For the use of the logistic regression, it really depends on your purpose of analysis. If you are interested in exploring patterns of the survey data themselves, but do not intend to extrapolate the entire survey population, you can use proc logistic. But if your intention is to explore patterns among the entire survey population, you need to use proc survey logistic. In the later case, you need to declare CLUSTER (variable HV001 at household level, V001 at individual level), STRATA (HV022 at household level, V022 at individual level). You also need to declare the sampling weight WEIGHT (HV005 divided by 1000000 at household level, and V005 divided by 1000000 at individual level).
Re: NFHS 3 data - what variables define STRATA and CLUSTER for SAS analysis [message #2660 is a reply to message #2169] Sat, 02 August 2014 22:22 Go to previous messageGo to next message
ABLR is currently offline  ABLR
Messages: 10
Registered: August 2014
Member
Just to doublecheck, the strata variable would be v022 and not v023 or a combination of v024 and v025? Isn't it unusual in DHS data for v022 to be the strata variable. [I'm using Stata, but I assume this wouldn't differ across software.] Thanks for checking!
Re: NFHS 3 data - what variables define STRATA and CLUSTER for SAS analysis [message #2739 is a reply to message #2660] Tue, 19 August 2014 11:45 Go to previous messageGo to next message
Bridgette-DHS is currently offline  Bridgette-DHS
Messages: 3199
Registered: February 2013
Senior Member
Another response from Ruilin Ren:

As for stratification variables for NFHS-3, the stratification should be HV024 (V024) crossing HV025 (V025). HV022 (V022)is not the stratification variable.
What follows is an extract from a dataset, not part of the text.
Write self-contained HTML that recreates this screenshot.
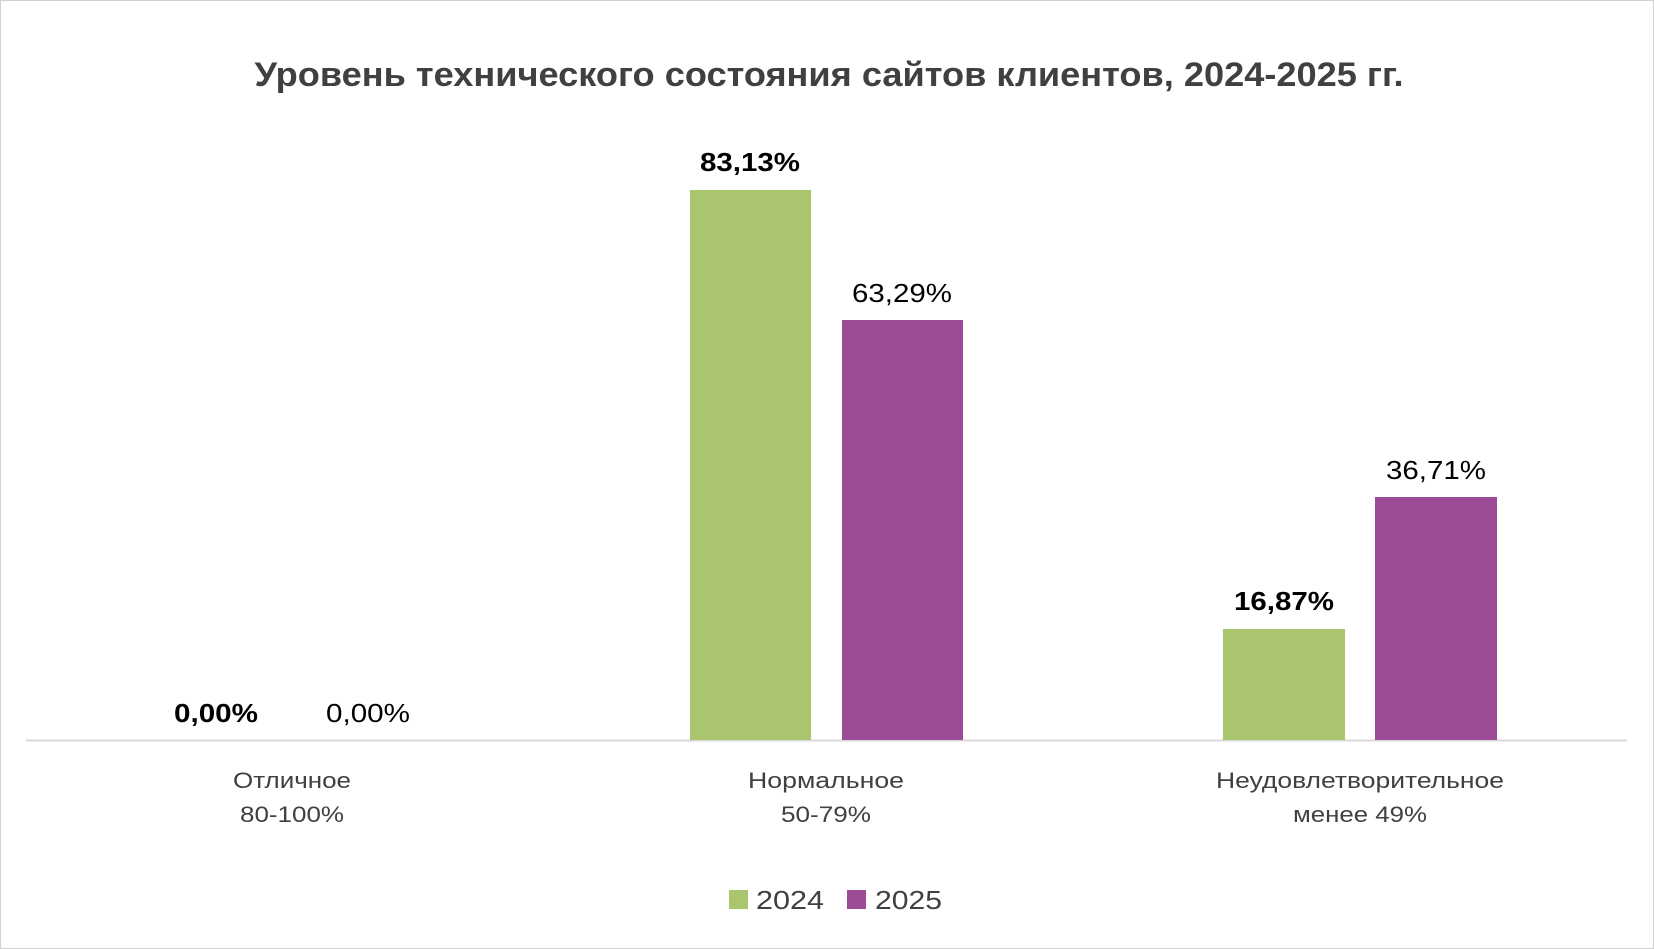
<!DOCTYPE html>
<html><head><meta charset="utf-8"><style>
html,body{margin:0;padding:0;background:#fff}
svg{display:block}
text{font-family:"Liberation Sans",sans-serif}
</style></head><body>
<svg width="1654" height="949" viewBox="0 0 1654 949">
<rect x="0.5" y="0.5" width="1653" height="948" fill="#fff" stroke="#d0d0d0"/>
<text x="829" y="86" text-anchor="middle" font-size="34" font-weight="bold" fill="#404040" textLength="1149" lengthAdjust="spacingAndGlyphs">Уровень технического состояния сайтов клиентов, 2024-2025 гг.</text>
<line x1="26" y1="740.5" x2="1627" y2="740.5" stroke="#d9d9d9" stroke-width="2"/>
<rect x="690" y="190" width="121" height="550" fill="#a9c66e"/>
<rect x="842" y="320" width="121" height="420" fill="#9c4c96"/>
<rect x="1223" y="629" width="122" height="111" fill="#a9c66e"/>
<rect x="1375" y="497" width="122" height="243" fill="#9c4c96"/>
<g font-size="26" fill="#000" text-anchor="middle">
<text x="750" y="171" font-weight="bold" textLength="100" lengthAdjust="spacingAndGlyphs">83,13%</text>
<text x="902" y="302" textLength="100" lengthAdjust="spacingAndGlyphs">63,29%</text>
<text x="1284" y="610" font-weight="bold" textLength="100" lengthAdjust="spacingAndGlyphs">16,87%</text>
<text x="1436" y="479" textLength="100" lengthAdjust="spacingAndGlyphs">36,71%</text>
<text x="216" y="722" font-weight="bold" textLength="84" lengthAdjust="spacingAndGlyphs">0,00%</text>
<text x="368" y="722" textLength="84" lengthAdjust="spacingAndGlyphs">0,00%</text>
</g>
<g font-size="22" fill="#404040" text-anchor="middle">
<text x="292" y="788" textLength="118" lengthAdjust="spacingAndGlyphs">Отличное</text>
<text x="292" y="822" textLength="104" lengthAdjust="spacingAndGlyphs">80-100%</text>
<text x="826" y="788" textLength="156" lengthAdjust="spacingAndGlyphs">Нормальное</text>
<text x="826" y="822" textLength="90" lengthAdjust="spacingAndGlyphs">50-79%</text>
<text x="1360" y="788" textLength="288" lengthAdjust="spacingAndGlyphs">Неудовлетворительное</text>
<text x="1360" y="822" textLength="134" lengthAdjust="spacingAndGlyphs">менее 49%</text>
</g>
<rect x="729" y="890" width="19" height="19" fill="#a9c66e"/>
<rect x="847" y="890" width="19" height="19" fill="#9c4c96"/>
<g font-size="26" fill="#404040">
<text x="756" y="909" textLength="68" lengthAdjust="spacingAndGlyphs">2024</text>
<text x="875" y="909" textLength="67" lengthAdjust="spacingAndGlyphs">2025</text>
</g>
</svg>
</body></html>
Re: NFHS 3 data - what variables define STRATA and CLUSTER for SAS analysis [message #6751 is a reply to message #2739] Thu, 09 July 2015 06:20 Go to previous messageGo to next message
Kathryn Kershaw is currently offline  Kathryn Kershaw
Messages: 3
Registered: July 2015
Location: London, UK
Member
Hi,

My query is clarification of this one. In Stata I used the following commands to survey set my data:

gen wgt = v005/1000000
svyset v021 [pweight = wgt], strata(v023)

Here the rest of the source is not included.